Degollaron al don Pedro; a su hermano Hernán Bravo ahorcaron en la esquina de la calle de Jorge Voto; y a la doña Inés la ahorcaron de un árbol que tenía junto a su puerta, el cual vive hasta hoy, aunque seco, con hacer más de setenta años que sucedió este caso. ¡Oh hermosura desdichada, mal empleada, pues tantos daños causaste por no corregirte con la razón! Acabados los negocios de Tunja, se volvió el presidente a la Real Audiencia. Había enviado por licencia para irse a España, y esperaba la razón de ella. Por muerte de don fray Juan de los Barrios, primer arzobispo de este Nuevo Reino, fue electo por segundo arzobispo don fray Luis Zapata de Cárdenas, del orden de San Francisco, caballero notorio, primo del conde de Barajas, presidente de Castilla, don Francisco Zapata, que tiene su casa en Llerena de Extremadura, patria de este prelado; el cual antes de ser electo visitó las provincias que su religión tenía en el Pirú, tan a satisfacción de su general y del rey, que le dio el obispado de Cartagena, y antes que saliese de España ascendió a este arzobispado. Llegó a él por abril de 1573 años, y en el siguiente de 574 partió el doctor Venero de Leiva para España, dejando este Reino muy aficionado a su buen gobierno. Llamóse mucho tiempo "Padre de la Patria", y sus cosas se estimaron siempre en mucho. Durante su gobierno, mataron al Capitán Zorro en un juego de cañas. Matóle un hijo natural del Mariscal Venegas, dándole con la caña que le tiró por una sien, pasóle siete dobleces de toca y un bonete colorado que traía, metiéndole la vara por la sien, de que cayó luego en la plaza; lleváronle a su casa y luego murió.
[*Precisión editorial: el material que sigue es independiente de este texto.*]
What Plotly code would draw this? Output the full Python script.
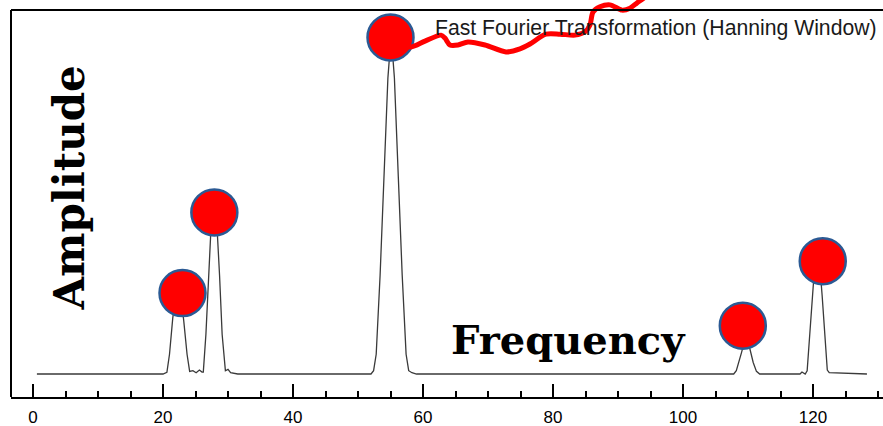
import plotly.graph_objects as go

# Spectrum (frequency vs amplitude)
freq = [0.6, 10.0, 20.0, 20.6, 21.0, 21.5, 22.0, 22.35, 22.7, 23.2, 23.7, 24.1, 24.6, 25.1, 25.6, 26.0,
        26.2, 26.6, 27.0, 27.4, 27.85, 28.3, 28.7, 29.1, 29.6, 30.0, 30.4, 31.5, 40.0,
        52.0, 52.4, 52.8, 53.4, 54.0, 54.6, 55.1, 55.6, 56.2, 56.8, 57.4, 57.8, 58.3, 59.0, 80.0,
        107.8, 108.2, 108.6, 109.0, 109.4, 109.7, 110.0, 110.4, 110.8, 111.3, 111.8, 118.0, 118.3, 118.8,
        119.1, 119.5, 119.9, 120.3, 120.65, 121.0, 121.4, 121.8, 122.2, 122.5, 128.3]
amplitude = [0.0, 0.0, 0.0, 0.005, 0.06, 0.17, 0.245, 0.27, 0.25, 0.16, 0.06, 0.008, 0.01, 0.004, 0.012, 0.006,
             0.006, 0.12, 0.3, 0.45, 0.51, 0.45, 0.3, 0.12, 0.01, 0.014, 0.004, 0.0, 0.0,
             0.0, 0.01, 0.06, 0.3, 0.6, 0.9, 1.03, 0.9, 0.6, 0.3, 0.06, 0.01, 0.004, 0.0, 0.0,
             0.0, 0.01, 0.035, 0.065, 0.095, 0.11, 0.1, 0.07, 0.035, 0.008, 0.0, 0.0, 0.006, 0.0,
             0.01, 0.12, 0.24, 0.34, 0.37, 0.34, 0.24, 0.12, 0.012, 0.004, 0.0]

# Red circle markers placed on peaks
peak_freq = [23.0, 27.9, 55.0, 109.2, 121.5]
peak_amp = [0.246, 0.491, 1.023, 0.147, 0.343]

# Hand-drawn red squiggle leaving the tallest peak
squiggle_freq = [55.0, 56.15, 58.15, 60.31, 62.77, 63.38, 64.15, 65.38, 66.92, 69.54, 72.77, 74.92, 76.46,
                 78.92, 81.08, 83.38, 84.92, 85.69, 86.15, 87.23, 88.77, 90.62, 91.85, 92.92, 94.0]
squiggle_amp = [1.023, 1.003, 0.994, 1.012, 1.030, 1.021, 1.000, 1.000, 1.009, 1.000, 0.979, 0.988, 1.003,
                1.033, 1.033, 1.030, 1.040, 1.061, 1.100, 1.116, 1.122, 1.106, 1.112, 1.128, 1.143]

x_ticks = [0, 20, 40, 60, 80, 100, 120]
x_range = [-3.385, 130.77]
y_range = [-0.0699, 1.1368]
frame_top = 1.1064

fig = go.Figure()
fig.add_trace(go.Scatter(x=freq, y=amplitude, mode="lines",
                         line=dict(color="#3a3a3a", width=1.3), hoverinfo="skip"))
fig.add_trace(go.Scatter(x=peak_freq, y=peak_amp, mode="markers",
                         marker=dict(size=46, color="#ff0000", line=dict(color="#2b5a94", width=2.5)),
                         cliponaxis=False, hoverinfo="skip"))
fig.add_trace(go.Scatter(x=squiggle_freq, y=squiggle_amp, mode="lines",
                         line=dict(color="#ff0000", width=5, shape="spline", smoothing=0.8),
                         hoverinfo="skip"))

fig.update_layout(
    width=883, height=426,
    margin=dict(l=11, r=0, t=0, b=29),
    paper_bgcolor="white", plot_bgcolor="white",
    showlegend=False,
    xaxis=dict(range=x_range, showgrid=False, zeroline=False, automargin=False,
               showline=True, linecolor="black", linewidth=2,
               tickmode="array", tickvals=x_ticks, ticktext=[str(t) for t in x_ticks],
               ticks="inside", ticklen=13, tickwidth=2, tickcolor="black", ticklabelstandoff=4,
               tickfont=dict(family="Liberation Sans, Arial, sans-serif", size=17, color="black"),
               minor=dict(dtick=5, tick0=0, ticks="inside", ticklen=6, tickwidth=2, tickcolor="black")),
    yaxis=dict(range=y_range, showgrid=False, zeroline=False, showline=False, automargin=False,
               showticklabels=False, ticks=""),
    shapes=[
        dict(type="line", xref="paper", yref="y", x0=0, x1=1, y0=frame_top, y1=frame_top,
             line=dict(color="black", width=2)),
        dict(type="line", xref="paper", yref="y", x0=0, x1=0, y0=y_range[0], y1=frame_top,
             line=dict(color="black", width=2)),
    ],
    annotations=[
        dict(text="Fast Fourier Transformation (Hanning Window)", xref="paper", yref="paper",
             x=0.9954, y=0.9295, xanchor="right", yanchor="middle", showarrow=False,
             font=dict(family="Liberation Sans, Arial, sans-serif", size=21.2, color="#1a1a1a")),
        dict(text="<b>Amplitude</b>", xref="paper", yref="paper", x=0.0671, y=0.5264,
             xanchor="center", yanchor="middle", textangle=-90, showarrow=False,
             font=dict(family="DejaVu Serif", size=42, color="black")),
        dict(text="<b>Frequency</b>", xref="paper", yref="paper", x=0.6388, y=0.146,
             xanchor="center", yanchor="middle", showarrow=False,
             font=dict(family="DejaVu Serif", size=40, color="black")),
    ],
)

fig.write_html("out.html", config={"displayModeBar": False},
               post_script="document.body.style.margin='0';document.body.style.overflow='hidden';")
Díjose al principio que la vara llevaba un casquillo de acero, y que le había muerto por un encuentro que había tenido con él el Mariscal su padre. El mozo se ausentó, que no pareció más. Lo cierto fue caso desgraciado, porque la vara con que le tiró no tenía más que el corte del machete o cuchillo con que se cortó en el monte, pero éste afilado; también se probó en el descargo cómo por tres veces le había perseguido, diciendo: "¡Adárgate, capitán Zorro! ¡Adárgate, capitán Zorro!", y a la tercera vez despidió la caña; ni tampoco se puede creer que tenía por muy cierto que le había de dar por la sien. El caso fue desgraciado. El licenciado Francisco Briceño, después de la visita de don Sebastián Benalcázar y pasada la del licenciado Juan de Montaño, de que salió bien, fue a España y de ella salió proveído por presidente de la Real Audiencia de este Reino, al cual vino al principio del año de 1574, y en el siguiente de 1575 murió. Yendo yo a la escuela (que había madrugado por ganar la palmeta), llegando junto al campanario de la iglesia mayor, que era de paja, y también lo era la iglesia por haberse caído la de teja que hizo el señor arzobispo don fray Juan de los Barrios hasta la capilla mayor, asomóse una mujer en el balcón de las casas reales, dando voces: "¡Que se muere el presidente! ¡Que se muere el presidente!" Hernando Arias Torero, que era mayordomo de la obra de la iglesia mayor, se estaba vistiendo junto a la puerta de su casa; oyó las voces, y sin acabarse de vestir fue corriendo por la plaza a casa del presidente. Antonio Cid, que era cantero de la propia obra, venía saliendo por la esquina de la calle real; y como vio correr a Hernando Arias, partió tras de él corriendo. Llegando al campanario, donde yo estaba, soltó la capa diciendo: "niño tráeme esta capa"; alcéla y fuime tras ellos. Subimos a la cama del presidente, pero cuando llegamos ya estaba muerto. Dijo la mujer que de una purga que había tomado, que no la pudo echar del cuerpo. Está enterrado en la catedral de esta ciudad.